(TASK INSTRUCTIONS):
Write out each line from the data below that includes the word "chart".

(Code that draws figures):
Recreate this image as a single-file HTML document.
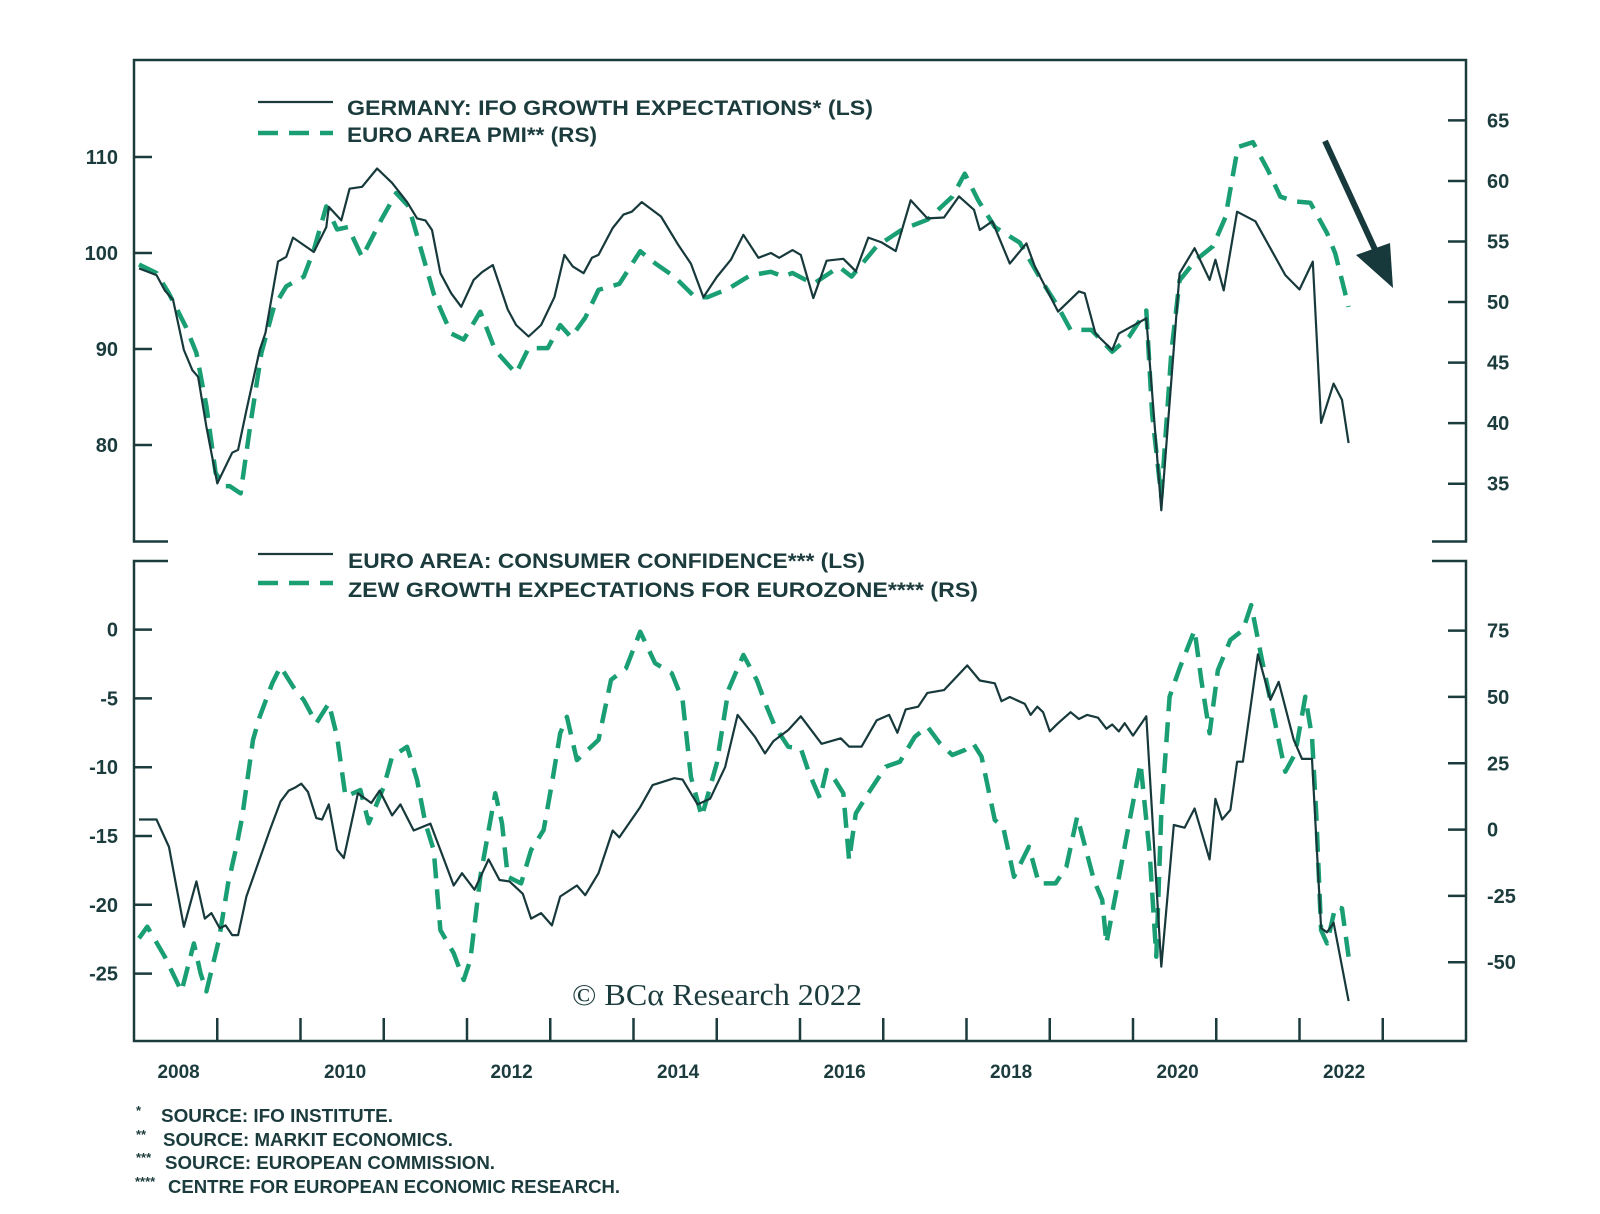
<!DOCTYPE html>
<html><head><meta charset="utf-8"><style>
html,body{margin:0;padding:0;background:#fff;}
svg{display:block;}
text{font-family:"Liberation Sans",sans-serif;fill:#1b3b3d;}
</style></head><body>
<svg id="chart" width="1600" height="1214" viewBox="0 0 1600 1214" xmlns="http://www.w3.org/2000/svg">
<rect x="0" y="0" width="1600" height="1214" fill="#fff"/>
<g id="frames" stroke="#1b3b3d" stroke-width="2.5" fill="none">
<path d="M168 541.5 H134 V60 H1466 V541.5 H1432"/>
<path d="M168 561 H134 V1041 H1466 V561 H1432"/>
</g>
<g id="axes"></g>
<g id="series"></g>
<g>
<line x1="258" y1="102" x2="333" y2="102" stroke="#1b3b3d" stroke-width="2.2"/>
<text x="347" y="115" font-size="21" font-weight="bold" textLength="526" lengthAdjust="spacingAndGlyphs">GERMANY: IFO GROWTH EXPECTATIONS* (LS)</text>
<line x1="258" y1="133" x2="333" y2="133" stroke="#1a9e74" stroke-width="4.5" stroke-dasharray="20 11"/>
<text x="347" y="142" font-size="21" font-weight="bold" textLength="250" lengthAdjust="spacingAndGlyphs">EURO AREA PMI** (RS)</text>
</g>
<g>
<line x1="258" y1="554" x2="333" y2="554" stroke="#1b3b3d" stroke-width="2.2"/>
<text x="348" y="568" font-size="21" font-weight="bold" textLength="517" lengthAdjust="spacingAndGlyphs">EURO AREA: CONSUMER CONFIDENCE*** (LS)</text>
<line x1="258" y1="583" x2="333" y2="583" stroke="#1a9e74" stroke-width="4.5" stroke-dasharray="20 11"/>
<text x="348" y="597" font-size="21" font-weight="bold" textLength="630" lengthAdjust="spacingAndGlyphs">ZEW GROWTH EXPECTATIONS FOR EUROZONE**** (RS)</text>
</g>
<g>
<line x1="1325" y1="141" x2="1378" y2="256" stroke="#17393b" stroke-width="6"/>
<polygon points="1393,288 1356,255 1390,243" fill="#17393b"/>
</g>
<text x="572" y="1005" font-size="31" textLength="290" lengthAdjust="spacingAndGlyphs" style="font-family:'Liberation Serif',serif">© BCα Research 2022</text>
<g font-size="18" font-weight="bold">
<text x="136" y="1115" font-size="13">*</text><text x="161" y="1122" textLength="232" lengthAdjust="spacingAndGlyphs">SOURCE: IFO INSTITUTE.</text>
<text x="136" y="1139" font-size="13">**</text><text x="163" y="1146" textLength="290" lengthAdjust="spacingAndGlyphs">SOURCE: MARKIT ECONOMICS.</text>
<text x="136" y="1162" font-size="13">***</text><text x="165" y="1169" textLength="330" lengthAdjust="spacingAndGlyphs">SOURCE: EUROPEAN COMMISSION.</text>
<text x="135" y="1186" font-size="13">****</text><text x="168" y="1193" textLength="452" lengthAdjust="spacingAndGlyphs">CENTRE FOR EUROPEAN ECONOMIC RESEARCH.</text>
</g>
</svg>
<script>
// ---- data ----
const ifoDates=[2008.06,2008.27,2008.37,2008.47,2008.6,2008.7,2008.77,2008.87,2009.0,2009.18,2009.25,2009.35,2009.51,2009.58,2009.73,2009.83,2009.91,2010.16,2010.31,2010.34,2010.49,2010.59,2010.74,2010.92,2011.1,2011.28,2011.4,2011.5,2011.58,2011.68,2011.81,2011.93,2012.08,2012.18,2012.31,2012.49,2012.59,2012.74,2012.89,2013.05,2013.17,2013.27,2013.4,2013.5,2013.58,2013.75,2013.88,2013.98,2014.1,2014.33,2014.54,2014.69,2014.84,2015.0,2015.17,2015.32,2015.5,2015.65,2015.75,2015.91,2016.01,2016.16,2016.32,2016.52,2016.67,2016.82,2016.98,2017.15,2017.33,2017.53,2017.73,2017.91,2018.09,2018.16,2018.31,2018.52,2018.72,2018.82,2019.1,2019.35,2019.42,2019.55,2019.75,2019.83,2020.16,2020.34,2020.56,2020.74,2020.92,2020.99,2021.09,2021.25,2021.47,2021.83,2022.0,2022.16,2022.26,2022.41,2022.51,2022.59];
const ifoValues=[98.4,97.7,96.1,95.1,89.9,87.8,87.1,81.9,76.0,79.2,79.5,83.6,89.9,91.7,99.1,99.6,101.6,100.1,102.7,104.8,103.4,106.7,106.9,108.8,107.3,105.3,103.6,103.4,102.4,97.9,95.8,94.4,97.2,98.0,98.75,94.1,92.5,91.3,92.5,95.4,99.8,98.6,97.9,99.5,99.8,102.6,104.0,104.3,105.3,103.8,100.8,98.9,95.4,97.5,99.3,101.9,99.5,100.0,99.5,100.3,99.8,95.3,99.2,99.4,98.1,101.6,101.1,100.2,105.5,103.6,103.7,105.9,104.5,102.4,103.3,98.9,101.0,98.6,93.9,96.0,95.8,91.6,89.9,91.6,93.2,73.2,97.9,100.5,97.2,99.3,96.1,104.3,103.3,97.7,96.2,99.1,82.3,86.4,84.7,80.2];
const pmiDates=[2008.06,2008.27,2008.42,2008.62,2008.75,2008.87,2008.98,2009.08,2009.15,2009.28,2009.4,2009.53,2009.68,2009.83,2010.04,2010.16,2010.31,2010.44,2010.57,2010.74,2010.97,2011.15,2011.3,2011.45,2011.6,2011.81,2011.96,2012.16,2012.34,2012.59,2012.74,2012.97,2013.12,2013.25,2013.42,2013.58,2013.83,2014.08,2014.26,2014.49,2014.74,2014.89,2015.14,2015.4,2015.65,2015.8,2015.91,2016.16,2016.47,2016.62,2016.92,2017.23,2017.53,2017.83,2017.98,2018.14,2018.34,2018.64,2018.9,2019.1,2019.25,2019.5,2019.75,2019.95,2020.16,2020.23,2020.34,2020.46,2020.56,2020.76,2020.96,2021.11,2021.26,2021.44,2021.62,2021.77,2021.95,2022.13,2022.33,2022.43,2022.59];
const pmiValues=[53.1,52.4,50.7,48.0,45.8,41.4,35.9,34.8,34.8,34.2,40.0,45.8,49.6,51.3,52.1,54.3,57.9,56.0,56.2,53.7,56.8,59.0,57.9,54.3,50.7,47.4,46.9,49.2,46.0,44.1,46.2,46.2,48.1,47.1,48.7,51.0,51.5,54.2,53.2,52.1,50.4,50.4,51.1,52.2,52.5,52.1,52.4,51.5,52.9,52.1,54.6,56.0,56.8,58.7,60.6,58.4,56.2,54.9,51.8,49.6,47.7,47.7,45.9,47.1,49.3,40.8,33.9,45.8,51.8,53.5,54.6,57.0,62.8,63.2,60.9,58.7,58.3,58.2,55.7,54.0,49.6];
const ccDates=[2008.06,2008.27,2008.42,2008.6,2008.75,2008.85,2008.93,2009.03,2009.1,2009.18,2009.25,2009.35,2009.63,2009.76,2009.86,2009.93,2010.01,2010.09,2010.19,2010.26,2010.34,2010.44,2010.52,2010.69,2010.85,2010.95,2011.1,2011.2,2011.36,2011.56,2011.71,2011.84,2011.94,2012.09,2012.26,2012.39,2012.51,2012.67,2012.77,2012.89,2013.02,2013.12,2013.32,2013.42,2013.58,2013.75,2013.83,2014.08,2014.23,2014.49,2014.59,2014.77,2014.92,2015.1,2015.25,2015.46,2015.58,2015.68,2015.86,2016.01,2016.26,2016.49,2016.59,2016.74,2016.92,2017.07,2017.17,2017.27,2017.42,2017.53,2017.73,2018.01,2018.16,2018.34,2018.42,2018.52,2018.7,2018.77,2018.85,2018.92,2019.0,2019.1,2019.25,2019.35,2019.45,2019.58,2019.68,2019.75,2019.83,2019.9,2020.0,2020.16,2020.34,2020.49,2020.62,2020.74,2020.92,2020.99,2021.07,2021.17,2021.25,2021.32,2021.5,2021.65,2021.75,2021.93,2022.03,2022.15,2022.26,2022.33,2022.41,2022.59];
const ccValues=[-13.8,-13.8,-15.8,-21.6,-18.3,-21.0,-20.6,-21.7,-21.5,-22.2,-22.2,-19.4,-14.6,-12.5,-11.7,-11.5,-11.2,-11.8,-13.7,-13.8,-12.7,-16.0,-16.6,-11.9,-12.6,-11.7,-13.5,-12.7,-14.6,-14.1,-16.5,-18.6,-17.7,-18.9,-16.7,-18.2,-18.3,-19.2,-21.0,-20.6,-21.5,-19.4,-18.6,-19.3,-17.7,-14.6,-15.1,-12.9,-11.3,-10.8,-10.9,-12.7,-12.3,-10.0,-6.2,-7.8,-9.0,-8.1,-7.3,-6.3,-8.3,-7.9,-8.5,-8.5,-6.6,-6.2,-7.5,-5.8,-5.6,-4.6,-4.4,-2.6,-3.7,-3.9,-5.2,-4.9,-5.4,-6.2,-5.6,-6.0,-7.4,-6.8,-6.0,-6.5,-6.2,-6.4,-7.2,-6.9,-7.4,-6.8,-7.7,-6.3,-24.5,-14.2,-14.4,-13.0,-16.7,-12.3,-13.8,-13.1,-9.6,-9.6,-1.8,-5.1,-3.8,-8.0,-9.4,-9.4,-21.7,-22.0,-21.3,-27.0];
const zewDates=[2008.06,2008.16,2008.37,2008.57,2008.72,2008.8,2008.87,2009.02,2009.13,2009.23,2009.3,2009.43,2009.51,2009.66,2009.76,2009.91,2010.04,2010.19,2010.34,2010.44,2010.54,2010.72,2010.82,2011.0,2011.1,2011.28,2011.4,2011.5,2011.6,2011.68,2011.84,2011.96,2012.04,2012.16,2012.34,2012.42,2012.49,2012.65,2012.77,2012.92,2013.02,2013.12,2013.2,2013.32,2013.58,2013.73,2013.91,2014.08,2014.26,2014.46,2014.59,2014.69,2014.82,2015.0,2015.14,2015.32,2015.48,2015.6,2015.7,2015.86,2016.01,2016.11,2016.24,2016.32,2016.42,2016.52,2016.59,2016.67,2016.82,2017.03,2017.2,2017.38,2017.53,2017.68,2017.83,2017.98,2018.08,2018.18,2018.34,2018.44,2018.57,2018.75,2018.87,2019.07,2019.2,2019.33,2019.53,2019.63,2019.68,2019.81,2019.96,2020.09,2020.2,2020.28,2020.34,2020.44,2020.56,2020.74,2020.82,2020.92,2021.02,2021.17,2021.32,2021.42,2021.55,2021.7,2021.83,2021.95,2022.07,2022.15,2022.2,2022.26,2022.33,2022.43,2022.51,2022.59];
const zewValues=[-41.0,-36.6,-47.9,-61.0,-42.9,-54.2,-61.0,-41.6,-20.3,-6.5,4.8,33.8,42.5,55.1,61.4,53.9,48.8,40.1,47.6,35.0,12.4,14.9,2.4,16.2,27.5,31.2,18.7,2.4,-7.7,-37.9,-46.6,-56.7,-49.2,-17.8,13.7,2.4,-17.8,-20.3,-7.7,-0.2,17.4,36.3,42.5,26.2,33.8,56.4,60.8,74.6,62.7,58.9,48.8,19.9,4.9,25.0,52.6,65.8,56.4,46.3,38.8,31.2,30.6,21.2,11.8,22.5,18.7,13.7,-11.5,6.1,13.7,23.7,25.6,35.0,38.8,32.5,28.1,30.0,32.5,27.5,3.6,1.1,-17.8,-6.5,-20.3,-20.3,-14.0,4.9,-19.0,-26.5,-42.9,-21.5,3.6,25.0,-9.0,-47.9,6.1,50.1,60.8,75.2,56.4,36.3,60.1,71.5,75.2,84.6,63.9,41.3,21.8,28.7,50.1,35.0,6.1,-37.9,-42.9,-29.1,-29.7,-47.9];
const yearLabels=[2008,2010,2012,2014,2016,2018,2020,2022];
const topLeftTicks=[110,100,90,80];
const topRightTicks=[65,60,55,50,45,40,35];
const botLeftTicks=[0,-5,-10,-15,-20,-25];
const botRightTicks=[75,50,25,0,-25,-50];

// ---- scales ----
const X=t=>134+(t-2008)*83.25;
const yTL=v=>157+(110-v)*9.6;
const yTR=v=>120.4+(65-v)*12.11;
const yBL=v=>629.6-v*13.76;
const yBR=v=>630.6+(75-v)*2.653;
const NS='http://www.w3.org/2000/svg';
const axes=document.getElementById('axes');
const series=document.getElementById('series');
function mk(tag,attrs,parent){const e=document.createElementNS(NS,tag);for(const k in attrs)e.setAttribute(k,attrs[k]);parent.appendChild(e);return e;}
const DK='#1b3b3d';
function leftTicks(ticks,sc,name){ticks.forEach(v=>{const y=sc(v);
 const l=mk('line',{x1:134,x2:152,y1:y,y2:y,stroke:DK,'stroke-width':2.5},axes);
 
 
 const t=mk('text',{x:118,y:y+7,'text-anchor':'end','font-size':20,'font-weight':'bold'},axes);t.textContent=v;
 
 });}
function rightTicks(ticks,sc,name){ticks.forEach(v=>{const y=sc(v);
 const l=mk('line',{x1:1448,x2:1466,y1:y,y2:y,stroke:DK,'stroke-width':2.5},axes);
 
 
 const t=mk('text',{x:1487,y:y+7,'font-size':20,'font-weight':'bold'},axes);t.textContent=v;
 
 });}
leftTicks(topLeftTicks,yTL,'top-left-axis');
rightTicks(topRightTicks,yTR,'top-right-axis');
leftTicks(botLeftTicks,yBL,'bottom-left-axis');
rightTicks(botRightTicks,yBR,'bottom-right-axis');
for(let yr=2009;yr<=2023;yr++){const x=X(yr);
 const l=mk('line',{x1:x,x2:x,y1:1018,y2:1041,stroke:DK,'stroke-width':2.5},axes);
 
 }
yearLabels.forEach(yr=>{const t=mk('text',{x:X(yr+0.5)+3,y:1078,'text-anchor':'middle','font-size':19,'font-weight':'bold'},axes);t.textContent=yr;
 
 });
function line(dates,vals,sc,dashed,name){const d=dates.map((t,i)=>(i?'L':'M')+X(t).toFixed(1)+' '+sc(vals[i]).toFixed(1)).join(' ');
 const p=mk('path',{d:d,fill:'none',stroke:dashed?'#1a9e74':'#17393b','stroke-width':dashed?4.5:2.2,'stroke-linejoin':'round'},series);
 if(dashed)p.setAttribute('stroke-dasharray','20 11');
 
 }
line(pmiDates,pmiValues,yTR,true,'pmi-line');
line(ifoDates,ifoValues,yTL,false,'ifo-line');
line(zewDates,zewValues,yBR,true,'zew-line');
line(ccDates,ccValues,yBL,false,'consumer-confidence-line');
</script>
</body></html>
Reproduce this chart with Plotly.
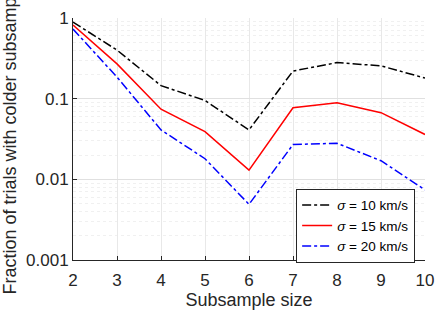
import plotly.graph_objects as go

subsample = [2, 3, 4, 5, 6, 7, 8, 9, 10]
frac_10 = [0.89, 0.40, 0.145, 0.095, 0.041, 0.22, 0.28, 0.255, 0.18]
frac_15 = [0.82, 0.27, 0.074, 0.039, 0.013, 0.077, 0.089, 0.067, 0.036]
frac_20 = [0.73, 0.185, 0.041, 0.018, 0.0049, 0.027, 0.028, 0.017, 0.0074]
ytick_vals = [0.001, 0.01, 0.1, 1]
ytick_text = ["0.001", "0.01", "0.1", "1"]
yminor_vals = [m * d for d in (0.001, 0.01, 0.1) for m in range(2, 10)]

fig = go.Figure()
fig.add_trace(go.Scatter(x=subsample, y=frac_10, mode="lines", name="<i>σ</i> = 10 km/s",
                         line=dict(color="black", width=1.5, dash="dashdot")))
fig.add_trace(go.Scatter(x=subsample, y=frac_15, mode="lines", name="<i>σ</i> = 15 km/s",
                         line=dict(color="#ff0000", width=1.5)))
fig.add_trace(go.Scatter(x=subsample, y=frac_20, mode="lines", name="<i>σ</i> = 20 km/s",
                         line=dict(color="#0000ff", width=1.5, dash="dashdot")))

font = "Liberation Sans, Arial, sans-serif"
fig.update_layout(
    width=439, height=312,
    margin=dict(l=73, r=14, t=18, b=52),
    paper_bgcolor="white", plot_bgcolor="white",
    font=dict(family=font, size=17, color="#262626"),
    legend=dict(x=0.972, y=0.295, xanchor="right", yanchor="top",
                bordercolor="#262626", borderwidth=1, bgcolor="white",
                font=dict(size=13.5, color="black"), tracegroupgap=0,
                itemwidth=30),
    showlegend=True,
)
fig.update_xaxes(
    range=[2, 10], dtick=1, automargin=False,
    title=dict(text="Subsample size", font=dict(size=18), standoff=2),
    showgrid=True, gridcolor="#e8e8e8", gridwidth=1,
    showline=True, linecolor="#262626", linewidth=1,
    ticks="inside", ticklen=4, tickcolor="#262626", zeroline=False,
    ticklabelstandoff=5,
)
fig.update_yaxes(
    type="log", range=[-3, 0], tickvals=ytick_vals, ticktext=ytick_text, automargin=False,
    title=dict(text="Fraction of trials with colder subsample", font=dict(size=18), standoff=6),
    showgrid=True, gridcolor="#e0e0e0", gridwidth=1,
    minor=dict(tickvals=yminor_vals, showgrid=True, gridcolor="#f0f0f0", gridwidth=1,
               griddash="dot", ticks=""),
    showline=True, linecolor="#262626", linewidth=1,
    ticks="inside", ticklen=4, tickcolor="#262626", zeroline=False,
)
fig.write_html("out.html")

(REPLY):
<svg id="chart" width="1600" height="1214" viewBox="0 0 1600 1214" xmlns="http://www.w3.org/2000/svg">
Reproduce this chart with Plotly.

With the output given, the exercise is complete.